"The Foreigner" wasn't the first underground movie I ever saw, but I was tempted to make it my last. Clearly influenced by Andy Warhol, writer-director Amos Poe's movie is, at first glance, appealing for featuring a lot of familiar faces from the 1970s punk/new wave scene (most notably Deborah Harry, but also Anya Phillips, Patti Astor, and the Cramps), as well as treating us to shots of New York in all its grimy glamor. But while the movie is interesting as a time capsule, it's insufferable as a 90-minute film (not 77 minutes as this site lists, or viewers would hope). Eric Mitchell is the titular foreigner Max Menace, a dour blond secret agent whose reason for being in New York is as vague as the reasons so many people want him dead. His wandering around NYC comprises the bulk of the movie. Sometimes he's hanging out in his room at the Chelsea Hotel; sometimes he's held captive by an verbally abusive harpy; sometimes he's getting beaten up at CBGBs; but mostly Max is just wandering, much as the movie wanders.
If you're watching this for Deborah Harry (my reason for checking this one out), you'll have to wait almost an hour for an appearance that lasts maybe three minutes. "Hey blondie, got a cigarette?" she asks our protagonist, her voice sounding as if it were looped in a subway station restroom. Between puffs she sings a German song (her "character" name is Dee Trick), then
well, that's it. And even though it's not much of a scene, it's one of "The Foreigner's" better moments, especially if you're a Deborah Harry fan.

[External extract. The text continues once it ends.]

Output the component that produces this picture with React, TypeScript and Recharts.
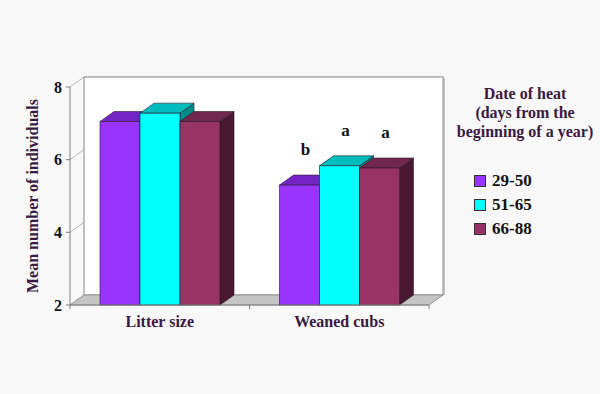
import {
  Bar,
  BarChart,
  CartesianGrid,
  LabelList,
  ReferenceArea,
  XAxis,
  YAxis,
} from "recharts";

const categories = ["Litter size", "Weaned cubs"];
const early = [7.05, 5.3];
const mid = [7.28, 5.83];
const late = [7.05, 5.77];
const earlyMarks = ["", "b"];
const midMarks = ["", "a"];
const lateMarks = ["", "a"];
const yTicks = [2, 4, 6, 8];

const series = [
  { key: "early", mark: "earlyMark", name: "29-50", front: "#9933ff", top: "#7424c4", side: "#4f1a86" },
  { key: "mid", mark: "midMark", name: "51-65", front: "#00ffff", top: "#00bdbd", side: "#008a8a" },
  { key: "late", mark: "lateMark", name: "66-88", front: "#993366", top: "#72284c", side: "#4a1830" },
];

const data = categories.map((c, i) => ({
  cat: c,
  early: early[i],
  mid: mid[i],
  late: late[i],
  earlyMark: earlyMarks[i],
  midMark: midMarks[i],
  lateMark: lateMarks[i],
}));

// depth of the fake 3d
const DX = 14;
const DY = -10;
const FONT = '"Liberation Serif", "Times New Roman", serif';
const INK = "#3a1a40";
const EDGE = "#2a1a2a";

function box3d(front: string, top: string, side: string) {
  return (p: any) => {
    const { x, y, width: w, height: h } = p;
    if (w == null || h == null) return <g />;
    return (
      <g>
        <polygon
          points={`${x + w},${y} ${x + w + DX},${y + DY} ${x + w + DX},${y + h + DY} ${x + w},${y + h}`}
          fill={side}
          stroke={EDGE}
          strokeWidth={0.6}
        />
        <polygon
          points={`${x},${y} ${x + DX},${y + DY} ${x + w + DX},${y + DY} ${x + w},${y}`}
          fill={top}
          stroke={EDGE}
          strokeWidth={0.6}
        />
        <rect x={x} y={y} width={w} height={h} fill={front} stroke={EDGE} strokeWidth={0.6} />
      </g>
    );
  };
}

function Walls(p: any) {
  const { x, y, width: w, height: h } = p;
  const b = y + h;
  return (
    <g>
      <rect x={x + DX} y={y + DY} width={w} height={h} fill="#ffffff" stroke="#9a9a9a" strokeWidth={1.2} />
      <line x1={x + w + DX + 1} y1={y + DY + 1} x2={x + w + DX + 1} y2={b + DY} stroke="#b0b0b0" strokeWidth={1.5} />
      <polygon
        points={`${x},${b} ${x + DX},${b + DY} ${x + w + DX},${b + DY} ${x + w},${b}`}
        fill="#c4c4c4"
        stroke="#8a8a8a"
        strokeWidth={0.8}
      />
      {[x, x + w / 2, x + w].map((tx, i) => (
        <line key={i} x1={tx} y1={b} x2={tx} y2={b + 4} stroke="#808080" />
      ))}
    </g>
  );
}

function gridLine(p: any) {
  const { x1, y1, x2, y2 } = p;
  return (
    <g key={p.key}>
      <line x1={x1} y1={y1} x2={x1 + DX} y2={y1 + DY} stroke="#b8b8b8" />
      <line x1={x1 + DX} y1={y1 + DY} x2={x2 + DX} y2={y2 + DY} stroke="#d4d4d4" />
    </g>
  );
}

function markLabel(p: any) {
  const { x, y, width, value } = p;
  if (!value) return null;
  return (
    <text
      x={x + width / 2 + 6}
      y={y - 30}
      textAnchor="middle"
      fontFamily={FONT}
      fontWeight="bold"
      fontSize={17}
      fill="#111"
    >
      {value}
    </text>
  );
}

export default function App() {
  return (
    <div
      style={{
        position: "fixed",
        left: 0,
        top: 0,
        width: 600,
        height: 394,
        background: "#f8f8f8",
      }}
    >
      <BarChart
        width={600}
        height={394}
        data={data}
        margin={{ top: 87, right: 171, left: 0, bottom: 59 }}
        barCategoryGap={30}
        barGap={0}
      >
        <ReferenceArea y1={2} y2={8} shape={Walls} fillOpacity={1} />
        <CartesianGrid vertical={false} horizontal={gridLine} />
        <XAxis
          dataKey="cat"
          height={30}
          axisLine={{ stroke: "#808080" }}
          tickLine={false}
          tickMargin={5}
          tick={{ fontFamily: FONT, fontWeight: "bold", fontSize: 16, fill: INK }}
        />
        <YAxis
          width={70}
          domain={[2, 8]}
          ticks={yTicks}
          axisLine={{ stroke: "#808080" }}
          tickLine={{ stroke: "#808080" }}
          tickSize={4}
          tickMargin={4}
          tick={{ fontFamily: FONT, fontWeight: "bold", fontSize: 16, fill: "#111" }}
          label={{
            value: "Mean number of individuals",
            angle: -90,
            position: "center",
            dx: -3,
            style: { fontFamily: FONT, fontWeight: "bold", fontSize: 16, fill: INK },
          }}
        />
        {series.map((s) => (
          <Bar
            key={s.key}
            dataKey={s.key}
            name={s.name}
            fill={s.front}
            shape={box3d(s.front, s.top, s.side)}
            isAnimationActive={false}
          >
            <LabelList dataKey={s.mark} content={markLabel} />
          </Bar>
        ))}
      </BarChart>
      <div
        style={{
          position: "absolute",
          left: 440,
          top: 84,
          width: 160,
          fontFamily: FONT,
          fontWeight: "bold",
          color: INK,
        }}
      >
        <div style={{ textAlign: "center", fontSize: 16, lineHeight: "19px", paddingLeft: 10 }}>
          Date of heat
          <br />
          (days from the
          <br />
          beginning of a year)
        </div>
        <div style={{ marginTop: 28, marginLeft: 34 }}>
          {series.map((s) => (
            <div
              key={s.key}
              style={{ display: "flex", alignItems: "center", height: 24, color: "#111", fontSize: 17 }}
            >
              <span
                style={{
                  width: 10,
                  height: 10,
                  background: s.front,
                  border: "1px solid #333",
                  marginRight: 6,
                }}
              />
              {s.name}
            </div>
          ))}
        </div>
      </div>
    </div>
  );
}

I could overlook the movie's technical shortcomings – lousy sound, iffy cinematography, bad acting – but not the crushing dullness of its barely-there narrative. Though Warhol made some patience-trying movies in his day, he at least had the good sense to pander to our prurient interests now and again. Poe, on the other hand, doesn't appeal to our interests at all, prurient or otherwise.